В Ливурне я увидел первую «чивику», il popolo armato[92]. Я вообще не люблю ни орудий, ни солдат, но если уж есть необходимость в вооруженной силе, то внутренняя стража, составленная из граждан и не одетая в шутовской мундир, всего менее оскорбляет. По счастию, тосканская чивика еще не успела нашить себе мундиры, люди, одетые кто во что попало, в бархатных и суконных куртках, в блузах всех цветов, в пальто всех покроев, с круглыми шляпами и в фуражках, с перевязью через плечо и с ружьем, занимали все караулы. Вы не можете представить себе, до какой степени это отсутствие мундира облагороживает часового. Мундир отрезывает человека от людей, для солдата существует полк, знамя, военная честь, а не честь гражданина, не город, не семья; это человек иного мира, его ремесло – убивать по назначению начальства, и потому он одет иначе, и потому он противопоставлен au péquin[93], фрачнику, мужику. Мундир – риза, облачение; солдат не мирянин, он жрец смерти, человеческих жертвоприношений.
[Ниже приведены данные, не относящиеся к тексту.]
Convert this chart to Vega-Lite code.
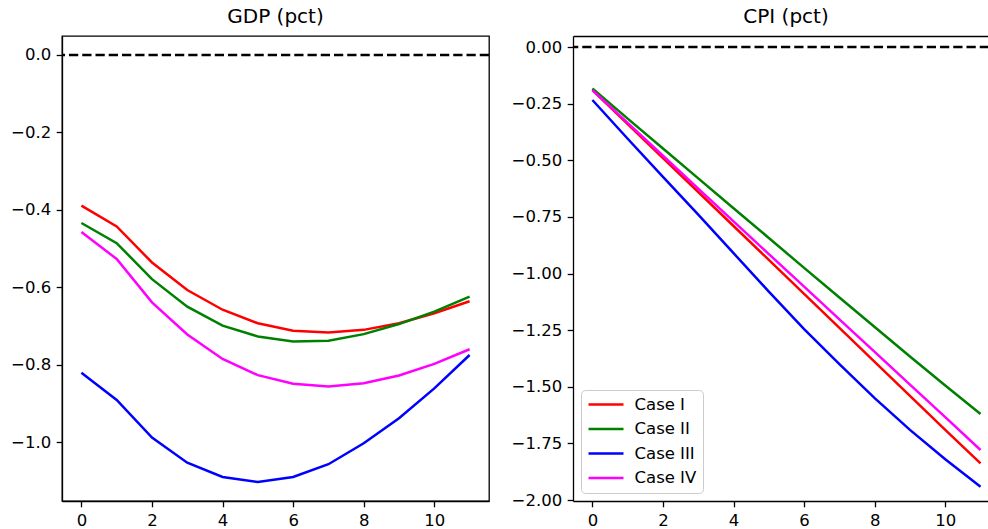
{
  "$schema": "https://vega.github.io/schema/vega-lite/v6.json",
  "background": "white",
  "padding": {"left": 9, "top": 6, "right": 0, "bottom": 0},
  "bounds": "flush",
  "spacing": 84,
  "config": {
    "font": "DejaVu Sans",
    "view": {"stroke": "black", "strokeWidth": 1.3},
    "axis": {"domainColor": "black", "domainWidth": 1.3, "tickColor": "black", "tickWidth": 1.3, "tickSize": 5.8, "labelFontSize": 16.5, "labelColor": "black", "labelPadding": 5.5, "grid": false, "title": null, "labelFont": "DejaVu Sans"},
    "title": {"fontSize": 20, "fontWeight": "normal", "color": "black", "offset": 9, "font": "DejaVu Sans"}
  },
  "datasets": {
    "gdp": [
      {"t":0,"case":"Case I","value":-0.389},{"t":1,"case":"Case I","value":-0.443},{"t":2,"case":"Case I","value":-0.536},{"t":3,"case":"Case I","value":-0.607},{"t":4,"case":"Case I","value":-0.658},{"t":5,"case":"Case I","value":-0.693},{"t":6,"case":"Case I","value":-0.712},{"t":7,"case":"Case I","value":-0.717},{"t":8,"case":"Case I","value":-0.710},{"t":9,"case":"Case I","value":-0.693},{"t":10,"case":"Case I","value":-0.667},{"t":11,"case":"Case I","value":-0.636},
      {"t":0,"case":"Case II","value":-0.434},{"t":1,"case":"Case II","value":-0.486},{"t":2,"case":"Case II","value":-0.579},{"t":3,"case":"Case II","value":-0.650},{"t":4,"case":"Case II","value":-0.699},{"t":5,"case":"Case II","value":-0.727},{"t":6,"case":"Case II","value":-0.740},{"t":7,"case":"Case II","value":-0.738},{"t":8,"case":"Case II","value":-0.721},{"t":9,"case":"Case II","value":-0.695},{"t":10,"case":"Case II","value":-0.663},{"t":11,"case":"Case II","value":-0.624},
      {"t":0,"case":"Case III","value":-0.821},{"t":1,"case":"Case III","value":-0.891},{"t":2,"case":"Case III","value":-0.988},{"t":3,"case":"Case III","value":-1.053},{"t":4,"case":"Case III","value":-1.090},{"t":5,"case":"Case III","value":-1.103},{"t":6,"case":"Case III","value":-1.090},{"t":7,"case":"Case III","value":-1.057},{"t":8,"case":"Case III","value":-1.003},{"t":9,"case":"Case III","value":-0.938},{"t":10,"case":"Case III","value":-0.861},{"t":11,"case":"Case III","value":-0.775},
      {"t":0,"case":"Case IV","value":-0.457},{"t":1,"case":"Case IV","value":-0.527},{"t":2,"case":"Case IV","value":-0.639},{"t":3,"case":"Case IV","value":-0.722},{"t":4,"case":"Case IV","value":-0.785},{"t":5,"case":"Case IV","value":-0.827},{"t":6,"case":"Case IV","value":-0.849},{"t":7,"case":"Case IV","value":-0.856},{"t":8,"case":"Case IV","value":-0.848},{"t":9,"case":"Case IV","value":-0.828},{"t":10,"case":"Case IV","value":-0.798},{"t":11,"case":"Case IV","value":-0.760}
    ],
    "cpi": [
      {"t":0,"case":"Case I","value":-0.19},{"t":1,"case":"Case I","value":-0.34},{"t":2,"case":"Case I","value":-0.49},{"t":3,"case":"Case I","value":-0.64},{"t":4,"case":"Case I","value":-0.79},{"t":5,"case":"Case I","value":-0.94},{"t":6,"case":"Case I","value":-1.09},{"t":7,"case":"Case I","value":-1.24},{"t":8,"case":"Case I","value":-1.39},{"t":9,"case":"Case I","value":-1.54},{"t":10,"case":"Case I","value":-1.69},{"t":11,"case":"Case I","value":-1.838},
      {"t":0,"case":"Case II","value":-0.183},{"t":1,"case":"Case II","value":-0.316},{"t":2,"case":"Case II","value":-0.448},{"t":3,"case":"Case II","value":-0.580},{"t":4,"case":"Case II","value":-0.712},{"t":5,"case":"Case II","value":-0.843},{"t":6,"case":"Case II","value":-0.975},{"t":7,"case":"Case II","value":-1.106},{"t":8,"case":"Case II","value":-1.236},{"t":9,"case":"Case II","value":-1.366},{"t":10,"case":"Case II","value":-1.494},{"t":11,"case":"Case II","value":-1.620},
      {"t":0,"case":"Case III","value":-0.234},{"t":1,"case":"Case III","value":-0.405},{"t":2,"case":"Case III","value":-0.573},{"t":3,"case":"Case III","value":-0.74},{"t":4,"case":"Case III","value":-0.91},{"t":5,"case":"Case III","value":-1.08},{"t":6,"case":"Case III","value":-1.245},{"t":7,"case":"Case III","value":-1.40},{"t":8,"case":"Case III","value":-1.55},{"t":9,"case":"Case III","value":-1.69},{"t":10,"case":"Case III","value":-1.82},{"t":11,"case":"Case III","value":-1.941},
      {"t":0,"case":"Case IV","value":-0.19},{"t":1,"case":"Case IV","value":-0.335},{"t":2,"case":"Case IV","value":-0.48},{"t":3,"case":"Case IV","value":-0.625},{"t":4,"case":"Case IV","value":-0.77},{"t":5,"case":"Case IV","value":-0.914},{"t":6,"case":"Case IV","value":-1.058},{"t":7,"case":"Case IV","value":-1.202},{"t":8,"case":"Case IV","value":-1.346},{"t":9,"case":"Case IV","value":-1.49},{"t":10,"case":"Case IV","value":-1.634},{"t":11,"case":"Case IV","value":-1.779}
    ]
  },
  "hconcat": [
    {
      "width": 427,
      "height": 465,
      "title": "GDP (pct)",
      "layer": [
        {
          "data": {"name": "gdp"},
          "mark": {"type": "line", "strokeWidth": 2.5},
          "encoding": {
            "x": {"field": "t", "type": "quantitative", "scale": {"domain": [-0.55, 11.55], "nice": false, "zero": false}, "axis": {"values": [0, 2, 4, 6, 8, 10], "format": "d"}},
            "y": {"field": "value", "type": "quantitative", "scale": {"domain": [-1.152, 0.049], "nice": false, "zero": false}, "axis": {"values": [-1.0, -0.8, -0.6, -0.4, -0.2, 0.0], "format": ".1f"}},
            "color": {"field": "case", "type": "nominal", "scale": {"domain": ["Case I", "Case II", "Case III", "Case IV"], "range": ["#ff0000", "#008000", "#0000ff", "#ff00ff"]}, "legend": null}
          }
        },
        {
          "data": {"values": [{}]},
          "mark": {"type": "rule", "strokeDash": [9.25, 4], "strokeWidth": 2.5, "color": "black"},
          "encoding": {"y": {"datum": 0}}
        }
      ]
    },
    {
      "width": 416,
      "height": 465,
      "title": {"text": "CPI (pct)", "dx": 5},
      "view": {"stroke": null},
      "layer": [
        {
          "data": {"name": "cpi"},
          "mark": {"type": "line", "strokeWidth": 2.5},
          "encoding": {
            "x": {"field": "t", "type": "quantitative", "scale": {"domain": [-0.55, 11.24], "nice": false, "zero": false}, "axis": {"values": [0, 2, 4, 6, 8, 10], "format": "d"}},
            "y": {"field": "value", "type": "quantitative", "scale": {"domain": [-2.004, 0.0486], "nice": false, "zero": false}, "axis": {"values": [-2.0, -1.75, -1.5, -1.25, -1.0, -0.75, -0.5, -0.25, 0.0], "format": ".2f"}},
            "color": {"field": "case", "type": "nominal", "scale": {"domain": ["Case I", "Case II", "Case III", "Case IV"], "range": ["#ff0000", "#008000", "#0000ff", "#ff00ff"]},
              "legend": {"title": null, "orient": "bottom-left", "offset": 8, "symbolType": "M-2.5,0H2.5", "symbolSize": 196, "symbolStrokeWidth": 2.5, "symbolOffset": 10.5, "labelFontSize": 16.5, "labelOffset": 20, "padding": 6, "fillColor": "white", "strokeColor": "#cccccc", "cornerRadius": 4, "rowPadding": 7.5, "labelFont": "DejaVu Sans", "labelColor": "black"}}
          }
        },
        {
          "data": {"values": [{}]},
          "mark": {"type": "rule", "strokeDash": [9.25, 4], "strokeWidth": 2.5, "color": "black"},
          "encoding": {"y": {"datum": 0}}
        },
        {
          "data": {"name": "cpi"},
          "mark": {"type": "point", "opacity": 0},
          "encoding": {
            "x": {"field": "t", "type": "quantitative", "axis": {"orient": "top", "labels": false, "ticks": false, "domain": true}}
          }
        }
      ],
      "resolve": {"axis": {"x": "independent"}}
    }
  ],
  "resolve": {"scale": {"color": "independent", "x": "independent", "y": "independent"}, "legend": {"color": "independent"}}
}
Надевать мундир на Национальную гвардию – нелепость или желание из нее сделать такое же покорное орудие в руках власти, как армии. Цель эта во Франции достигнута. Глядя на чивику в Ливурне, признаюсь, я не мог удержаться, чтоб не подумать, что было бы с нашим другом Сергей Сергеевичем Скалозубом, если б он вдруг – не в Ливурне, а на Литейной или на Морской – увидел таких часовых.